First patients receive gene therapy for blindness on NHS

Image of target with arrow in centre to show First patients receive gene therapy for blindness on NHS

The first patients have begun gene therapy for blindness on the NHS as part of NHS Long Term Plan.

Babies born with an inherited retinal disorder, known as Leber’s Congenital Amaurosis (LCA), have poor sight which swiftly deteriorates, with many ultimately losing their vision completely in childhood.

The life-changing treatment for children and adults – voretigene neparvovec – is the first in a new generation of gene therapies that can be directly administered to patients, in this case through an injection. Many patients in the trials recovered their night time vision with this treatment.
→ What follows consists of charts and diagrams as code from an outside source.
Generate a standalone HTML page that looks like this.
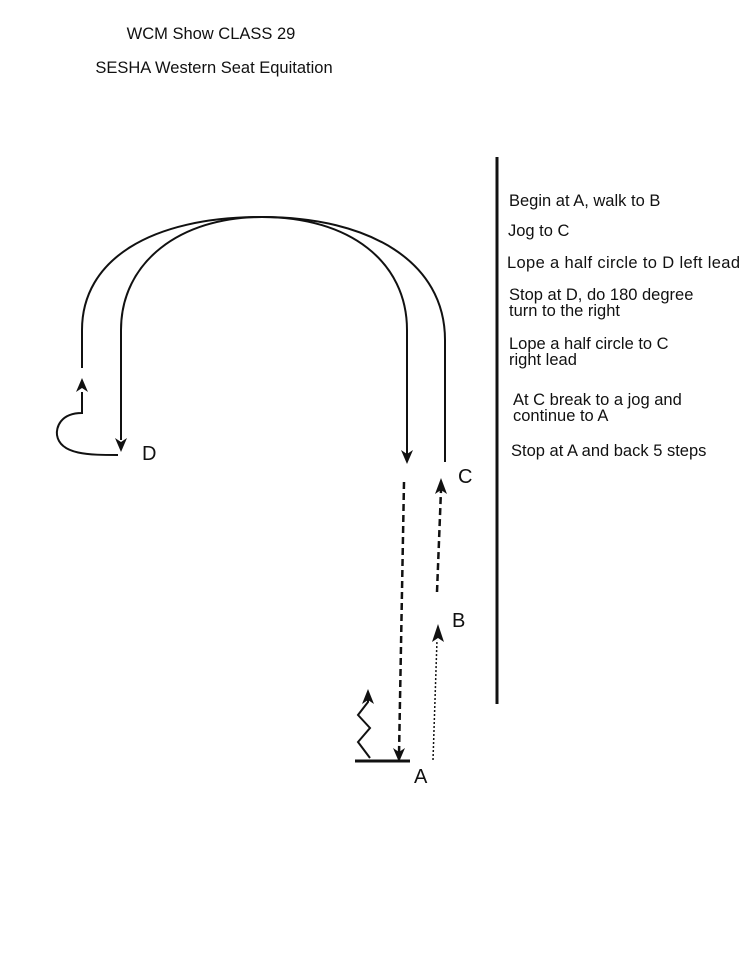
<!DOCTYPE html>
<html><head><style>body{margin:0;background:#fff}svg{display:block}</style></head>
<body>
<svg width="750" height="957" viewBox="0 0 750 957" xmlns="http://www.w3.org/2000/svg" font-family="Liberation Sans, Arial, sans-serif">
<g font-size="16.5" fill="#111">
<text x="211" y="39" text-anchor="middle">WCM Show CLASS 29</text>
<text x="214" y="73" text-anchor="middle">SESHA Western Seat Equitation</text>
</g>
<line x1="497" y1="157" x2="497" y2="704" stroke="#111" stroke-width="3"/>
<g font-size="16.5" fill="#111">
<text x="509" y="206">Begin at A, walk to B</text>
<text x="508" y="236">Jog to C</text>
<text x="507" y="268" textLength="233">Lope a half circle to D left lead</text>
<text x="509" y="300">Stop at D, do 180 degree</text>
<text x="509" y="316">turn to the right</text>
<text x="509" y="349">Lope a half circle to C</text>
<text x="509" y="365">right lead</text>
<text x="513" y="405">At C break to a jog and</text>
<text x="513" y="421">continue to A</text>
<text x="511" y="456">Stop at A and back 5 steps</text>
</g>
<g font-size="20" fill="#111">
<text x="142" y="460">D</text>
<text x="458" y="483">C</text>
<text x="452" y="627">B</text>
<text x="414" y="783">A</text>
</g>
<g fill="none" stroke="#111" stroke-width="2">
<path d="M82,368 L82,330 C82,260 150,217 262,217 C370,217 445,262 445,340 L445,462"/>
<path d="M121,440 L121,330 C121,262 180,217 262,217 C350,217 407,262 407,330 L407,455" />
<path d="M82,392 L82,413 C60,413 56,428 57,435 C60,455 90,455 118,455"/>
<path d="M404,482 L399,755" stroke-dasharray="7,4" stroke-width="2.5"/>
<path d="M437,592 L441,490" stroke-dasharray="7,4" stroke-width="2.5"/>
<path d="M433,760 L437,640" stroke-dasharray="2,2" stroke-width="1.5"/>
<path d="M355,761 L410,761" stroke-width="3"/>
<path d="M370,758 L358,742 L370,728 L358,715 L368,702 L368,700"/>
</g>
<g fill="#111">
<path d="M82,378 l-6,14 l6,-4 l6,4 z"/>
<path d="M121,452 l-6,-14 l6,4 l6,-4 z"/>
<path d="M407,464 l-6,-14 l6,4 l6,-4 z"/>
<path d="M399,762 l-6,-14 l6,4 l6,-4 z"/>
<path d="M441,478 l-6,16 l6,-4 l6,4 z"/>
<path d="M438,624 l-6,18 l6,-4 l6,4 z"/>
<path d="M368,689 l-6,15 l6,-4 l6,4 z"/>
</g>
</svg>
</body></html>
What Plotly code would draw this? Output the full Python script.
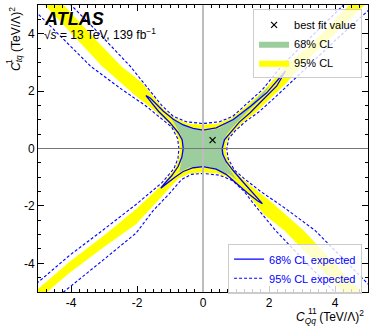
import plotly.graph_objects as go

# contour outlines, (C_Qq^11, C_tq^1) in (TeV/Lambda)^2
# observed 95% CL region (yellow), traced clockwise from the top of the centre
cl95_x = [0, 0.45, 0.85, 1.25, 1.8, 2.5, 3.55, 4.4, 4.85,
          5.4,
          4.88, 4.0, 3.0, 2.5, 2.0, 1.55, 1.2, 0.9, 0.74, 0.69,
          0.71, 0.82, 1.1, 1.45, 2.05, 3.05, 4.8, 5.2,
          4.62,
          4.22, 3.38, 2.47, 1.85, 1.5, 1.2, 0.85, 0.45, 0,
          -0.4, -0.75, -1.05, -1.5, -2.03, -3.04, -4.04, -5.06, -5.3,
          -5.6,
          -5.06, -4.04, -3.04, -2.03, -1.65, -1.2, -0.83, -0.72, -0.70,
          -0.71, -0.82, -1.1, -1.45, -2.05, -3.05, -4.8, -5.2,
          -4.62,
          -4.22, -3.38, -2.47, -1.85, -1.5, -1.2, -0.85, -0.45, 0]
cl95_y = [0.83, 0.87, 1.05, 1.42, 1.98, 2.85, 3.95, 5.0, 5.5,
          5.5,
          4.98, 4.0, 2.9, 2.25, 1.7, 1.2, 0.9, 0.55, 0.3, 0,
          -0.2, -0.55, -0.95, -1.3, -1.85, -2.86, -5.0, -5.5,
          -5.5,
          -5.0, -3.95, -2.86, -2.3, -1.8, -1.38, -1.05, -0.87, -0.84,
          -0.87, -1.05, -1.42, -2.0, -2.64, -3.47, -4.33, -5.33, -5.6,
          -5.4,
          -4.95, -3.95, -3.07, -2.12, -1.7, -1.22, -0.65, -0.3, 0,
          0.2, 0.55, 0.95, 1.3, 1.85, 2.86, 5.0, 5.5,
          5.5,
          5.0, 3.95, 2.86, 2.3, 1.8, 1.38, 1.05, 0.87, 0.83]

# observed 68% CL region (green)
cl68_x = [0, 0.3, 0.52, 0.8, 1.12, 1.4, 1.63, 1.85, 2.03, 1.9, 1.73, 1.4, 1.12,
          0.9, 0.72, 0.63, 0.61, 0.63, 0.72, 0.85, 1.02, 0.8, 0.52, 0.25, 0,
          -0.25, -0.45, -0.72, -0.67, -0.63, -0.62, -0.63, -0.68, -0.82, -1.0,
          -0.8, -0.6, -0.35, 0]
cl68_y = [0.62, 0.65, 0.72, 0.95, 1.22, 1.48, 1.75, 1.98, 2.2, 1.98, 1.72, 1.35, 1.03,
          0.75, 0.5, 0.2, 0, -0.3, -0.55, -0.8, -1.1, -0.9, -0.78, -0.66, -0.62,
          -0.63, -0.67, -0.83, -0.55, -0.3, 0, 0.3, 0.5, 0.78, 1.13,
          0.95, 0.86, 0.7, 0.62]

# expected 68% CL contour (solid blue)
exp68_x = [0, 0.4, 0.92, 1.45, 1.93, 2.33, 2.5, 2.4, 2.23, 1.8, 1.42, 1.1, 0.82,
           0.65, 0.58, 0.6, 0.7, 0.9, 1.2, 1.5, 1.72, 1.8, 1.65, 1.35, 1.0, 0.7,
           0.4, 0.15, 0, -0.3, -0.6, -0.85, -1.1, -1.28, -1.15, -0.95, -0.75,
           -0.64, -0.6, -0.63, -0.75, -1.0, -1.35, -1.73, -1.6, -1.2, -0.9, -0.6,
           -0.3, 0]
exp68_y = [0.64, 0.72, 1.01, 1.48, 1.94, 2.48, 2.7, 2.5, 2.17, 1.68, 1.24, 0.92, 0.55,
           0.3, 0, -0.2, -0.45, -0.75, -1.15, -1.55, -1.82, -1.92, -1.82, -1.55, -1.2, -0.9,
           -0.72, -0.65, -0.63, -0.67, -0.8, -1.0, -1.22, -1.38, -1.2, -0.95, -0.62,
           -0.3, 0, 0.3, 0.55, 0.9, 1.3, 1.84, 1.76, 1.3, 1.02, 0.82,
           0.7, 0.64]

# expected 95% CL contour (dashed blue), four open branches
exp95_top_x = [-4.45, -4.0, -3.1, -2.2, -1.95, -1.55, -1.25, -0.9, -0.5, 0,
               0.5, 0.9, 1.3, 1.8, 2.4, 3.4, 4.25, 4.7]
exp95_top_y = [5.55, 5.0, 3.95, 2.86, 2.5, 1.95, 1.5, 1.12, 0.93, 0.87,
               0.93, 1.12, 1.52, 2.05, 2.9, 4.05, 5.0, 5.5]
exp95_right_x = [5.5, 5.0, 4.04, 3.04, 2.2, 1.7, 1.3, 0.98, 0.78, 0.72,
                 0.76, 0.95, 1.25, 1.75, 2.45, 3.4, 5.05, 5.5]
exp95_right_y = [5.3, 4.8, 3.8, 2.7, 1.8, 1.28, 0.95, 0.62, 0.35, 0,
                 -0.35, -0.75, -1.05, -1.5, -2.05, -2.86, -4.75, -5.3]
exp95_bottom_x = [-4.8, -4.3, -3.04, -2.03, -1.5, -1.0, -0.65, -0.35, 0,
                  0.5, 0.9, 1.25, 1.55, 1.95, 2.2, 3.1, 4.0, 4.45]
exp95_bottom_y = [-5.6, -5.07, -3.9, -2.95, -2.15, -1.55, -1.08, -0.9, -0.87,
                  -0.93, -1.12, -1.5, -1.95, -2.5, -2.86, -3.95, -5.0, -5.55]
exp95_left_x = [-5.5, -5.05, -3.4, -2.45, -1.75, -1.25, -0.95, -0.77, -0.73,
                -0.76, -0.88, -1.25, -2.03, -3.04, -4.04, -5.06, -5.5]
exp95_left_y = [5.3, 4.75, 2.86, 2.05, 1.5, 1.05, 0.75, 0.35, 0,
                -0.35, -0.7, -1.2, -1.95, -2.85, -3.72, -4.72, -5.15]

best_fit_x = [0.29]
best_fit_y = [0.29]

ticks = [-4, -2, 0, 2, 4]
tick_text = ['-4', '-2', '0', '2', '4']

FONT = 'Liberation Sans, Arial, sans-serif'
BLUE = '#0000ff'


def join(*branches):
    xs, ys = [], []
    for bx, by in branches:
        if xs:
            xs.append(None)
            ys.append(None)
        xs += bx
        ys += by
    return xs, ys


d95x, d95y = join((exp95_top_x, exp95_top_y), (exp95_right_x, exp95_right_y),
                  (exp95_bottom_x, exp95_bottom_y), (exp95_left_x, exp95_left_y))

trace_95 = go.Scatter(x=cl95_x, y=cl95_y, fill='toself', fillcolor='#ffff00',
                      mode='lines', line=dict(width=0), name='95% CL',
                      legend='legend', legendrank=3, hoverinfo='skip')
trace_68 = go.Scatter(x=cl68_x, y=cl68_y, fill='toself', fillcolor='#9ccd9c',
                      mode='lines', line=dict(width=0), name='68% CL',
                      legend='legend', legendrank=2, hoverinfo='skip')
trace_exp68 = go.Scatter(x=exp68_x, y=exp68_y, mode='lines',
                         line=dict(color=BLUE, width=1.3),
                         name='68% CL expected', legend='legend2', legendrank=1)
trace_exp95 = go.Scatter(x=d95x, y=d95y, mode='lines',
                         line=dict(color=BLUE, width=1.1, dash='3px,2px'),
                         name='95% CL expected', legend='legend2', legendrank=2)
trace_best = go.Scatter(x=best_fit_x, y=best_fit_y, mode='markers',
                        marker=dict(symbol='x-thin', size=6, color='black',
                                    line=dict(width=1.2, color='black')),
                        name='best fit value', legend='legend', legendrank=1)

data = [trace_95, trace_68, trace_exp68, trace_exp95, trace_best]

axis_common = dict(range=[-5, 5], tickvals=ticks, ticktext=tick_text,
                   ticks='inside', ticklen=6, tickcolor='black', mirror='allticks',
                   showline=True, linecolor='black', linewidth=1,
                   showgrid=False, zeroline=False,
                   tickfont=dict(size=12, color='black', family=FONT))

legend_common = dict(xanchor='right', bgcolor='rgba(255,255,255,0.8)',
                     bordercolor='#cccccc', borderwidth=1, tracegroupgap=0,
                     itemwidth=30)

layout = go.Layout(
    width=374, height=332,
    margin=dict(l=38, r=6, t=5, b=40),
    plot_bgcolor='white', paper_bgcolor='white',
    font=dict(family=FONT, size=12, color='black'),
    xaxis=dict(axis_common, minor=dict(ticks='inside', dtick=0.25, tick0=0,
                                       ticklen=3, tickcolor='black')),
    yaxis=dict(axis_common, minor=dict(ticks='inside', dtick=0.5, tick0=0,
                                       ticklen=3, tickcolor='black')),
    legend=dict(legend_common, x=0.982, y=0.985, yanchor='top',
                font=dict(size=11, family=FONT)),
    legend2=dict(legend_common, x=0.982, y=-0.006, yanchor='bottom',
                 font=dict(size=11, family=FONT, color=BLUE)),
    shapes=[
        dict(type='line', xref='x', yref='paper', x0=0, x1=0, y0=0, y1=1,
             line=dict(color='#bdbdbd', width=2), layer='above'),
        dict(type='line', xref='paper', yref='y', x0=0, x1=1, y0=0, y1=0,
             line=dict(color='#777777', width=1), layer='above'),
    ],
    annotations=[
        dict(text='<b><i>ATLAS</i></b>', xref='paper', yref='paper',
             x=0.012, y=0.952, xanchor='left', yanchor='middle', showarrow=False,
             font=dict(size=18, family=FONT)),
        dict(text='\u221a<i>s</i> = 13 TeV, 139 fb<sup>\u22121</sup>',
             xref='paper', yref='paper', x=0.012, y=0.9, xanchor='left',
             yanchor='middle', showarrow=False, font=dict(size=12, family=FONT)),
        # y title, superscript stacked over the subscript by a second label
        dict(text='<i>C</i><sub><i>tq</i></sub> (TeV/\u039b)<sup>2</sup>',
             xref='paper', yref='paper', x=-0.067, y=1.0, xanchor='center',
             yanchor='top', textangle=-90, showarrow=False,
             font=dict(size=12, family=FONT)),
        dict(text='1', xref='paper', yref='paper', x=-0.088, y=0.805,
             xanchor='center', yanchor='middle', textangle=-90, showarrow=False,
             font=dict(size=8.5, family=FONT)),
        # x title, same trick
        dict(text='<i>C</i><sub><i>Qq</i></sub> (TeV/\u039b)<sup>2</sup>',
             xref='paper', yref='paper', x=0.995, y=-0.088, xanchor='right',
             yanchor='middle', showarrow=False, font=dict(size=12, family=FONT)),
        dict(text='11', xref='paper', yref='paper', x=0.812, y=-0.066,
             xanchor='left', yanchor='middle', showarrow=False,
             font=dict(size=8.5, family=FONT)),
    ],
)

fig = go.Figure(data=data, layout=layout)
fig.write_html('out.html', config={'displayModeBar': False},
               post_script="document.body.style.margin='0';")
Through the NHS Long Term Plan, the NHS is committed to freeing up the funds needed to invest in world-class, cutting edge technologies and treatments such as the fast-tracking of CAR-T therapy which uses the body’s own immune system to tackle previously untreatable cancers.

Patients here will benefit from voretigene neparvovec, also known as Luxturna, after NHS England reached a NICE-endorsed deal with manufacturer Novartis to fund the drug.

It is expected that this will provide access to treatment for the first time for patients living with a retinal dystrophy, caused by a specific gene mutation. Until now no treatment has been available and it is estimated that as many as 100 patients could benefit from the new gene therapy.

The condition blocks messages for making proteins in the eye that are essential for normal vision, the drug works by recreating these processes like that in a healthy functioning eye.

The treatment for adults will initially be available from three national specialist centres in Manchester, London, and Oxford, with the option to roll-out the treatment to other hospitals.